Copy from the first line below down to and including the line with "import seaborn as sns". Skip the pictures.

** START Data excerpt **

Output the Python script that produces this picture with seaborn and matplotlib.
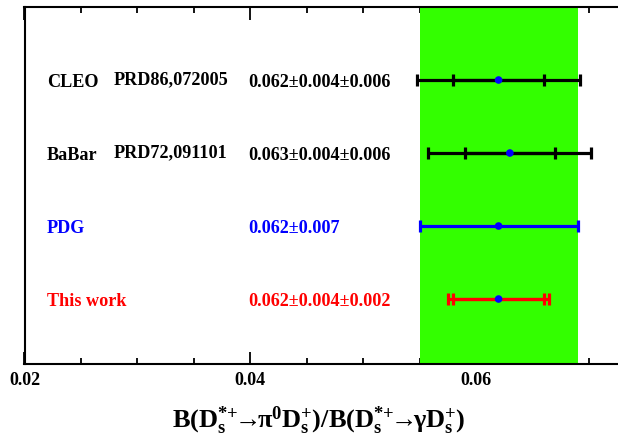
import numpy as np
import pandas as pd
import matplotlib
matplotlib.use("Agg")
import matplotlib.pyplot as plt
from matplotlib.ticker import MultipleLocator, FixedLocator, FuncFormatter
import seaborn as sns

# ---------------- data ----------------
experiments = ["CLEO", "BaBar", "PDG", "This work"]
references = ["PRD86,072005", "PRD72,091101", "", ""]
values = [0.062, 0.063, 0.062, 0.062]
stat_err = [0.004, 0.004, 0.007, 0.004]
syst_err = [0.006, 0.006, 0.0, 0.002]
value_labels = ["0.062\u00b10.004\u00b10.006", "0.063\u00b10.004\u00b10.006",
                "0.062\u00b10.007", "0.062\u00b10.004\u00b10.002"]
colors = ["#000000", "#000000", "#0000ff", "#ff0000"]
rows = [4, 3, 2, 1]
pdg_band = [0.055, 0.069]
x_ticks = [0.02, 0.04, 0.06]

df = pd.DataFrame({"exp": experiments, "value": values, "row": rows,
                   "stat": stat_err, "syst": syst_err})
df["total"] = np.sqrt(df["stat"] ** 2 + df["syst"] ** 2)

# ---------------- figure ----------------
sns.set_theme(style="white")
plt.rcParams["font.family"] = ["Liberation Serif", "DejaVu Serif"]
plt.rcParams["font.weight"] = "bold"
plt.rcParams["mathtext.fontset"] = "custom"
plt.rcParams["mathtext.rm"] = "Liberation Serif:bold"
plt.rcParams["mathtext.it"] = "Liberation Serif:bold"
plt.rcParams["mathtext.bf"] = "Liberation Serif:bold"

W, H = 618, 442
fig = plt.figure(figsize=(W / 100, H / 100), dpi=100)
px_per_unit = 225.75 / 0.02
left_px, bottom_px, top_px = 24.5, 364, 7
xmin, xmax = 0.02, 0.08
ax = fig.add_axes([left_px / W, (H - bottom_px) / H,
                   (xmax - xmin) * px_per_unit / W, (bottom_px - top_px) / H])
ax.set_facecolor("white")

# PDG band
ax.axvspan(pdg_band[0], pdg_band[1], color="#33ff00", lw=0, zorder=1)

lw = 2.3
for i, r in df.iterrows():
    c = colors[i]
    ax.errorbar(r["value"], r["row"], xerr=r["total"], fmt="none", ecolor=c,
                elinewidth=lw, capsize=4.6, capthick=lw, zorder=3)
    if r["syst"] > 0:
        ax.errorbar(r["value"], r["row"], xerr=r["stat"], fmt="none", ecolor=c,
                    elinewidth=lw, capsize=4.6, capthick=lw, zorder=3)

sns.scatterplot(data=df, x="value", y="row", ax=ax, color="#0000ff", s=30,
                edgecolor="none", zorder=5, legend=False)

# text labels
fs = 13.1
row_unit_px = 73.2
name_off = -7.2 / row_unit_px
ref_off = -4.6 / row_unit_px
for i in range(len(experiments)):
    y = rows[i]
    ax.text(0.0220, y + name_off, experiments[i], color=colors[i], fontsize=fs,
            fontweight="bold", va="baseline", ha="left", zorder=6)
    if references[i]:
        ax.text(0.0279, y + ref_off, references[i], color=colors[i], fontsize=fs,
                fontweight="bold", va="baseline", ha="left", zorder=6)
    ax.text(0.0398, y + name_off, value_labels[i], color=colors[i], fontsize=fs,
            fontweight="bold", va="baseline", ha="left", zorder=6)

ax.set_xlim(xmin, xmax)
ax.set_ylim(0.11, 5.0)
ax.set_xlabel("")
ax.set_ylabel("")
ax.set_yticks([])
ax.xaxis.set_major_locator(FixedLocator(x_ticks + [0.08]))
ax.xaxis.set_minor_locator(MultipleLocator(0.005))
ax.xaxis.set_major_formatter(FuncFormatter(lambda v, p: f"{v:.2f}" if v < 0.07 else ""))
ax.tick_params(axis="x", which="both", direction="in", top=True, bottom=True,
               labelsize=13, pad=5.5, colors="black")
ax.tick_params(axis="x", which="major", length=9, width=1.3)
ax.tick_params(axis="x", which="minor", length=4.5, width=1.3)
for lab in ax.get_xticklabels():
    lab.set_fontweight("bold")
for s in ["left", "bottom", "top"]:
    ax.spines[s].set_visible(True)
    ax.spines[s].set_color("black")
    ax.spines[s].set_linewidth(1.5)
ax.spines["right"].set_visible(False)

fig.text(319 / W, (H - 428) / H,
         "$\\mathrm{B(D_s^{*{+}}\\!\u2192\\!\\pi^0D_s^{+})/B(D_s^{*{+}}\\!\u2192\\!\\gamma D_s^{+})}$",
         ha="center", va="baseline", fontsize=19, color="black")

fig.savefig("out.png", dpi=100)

** END Data excerpt **

_Complete response_
Output the Python script that produces this picture with seaborn and matplotlib.
import numpy as np
import pandas as pd
import matplotlib
matplotlib.use("Agg")
import matplotlib.pyplot as plt
from matplotlib.ticker import MultipleLocator, FixedLocator, FuncFormatter
import seaborn as sns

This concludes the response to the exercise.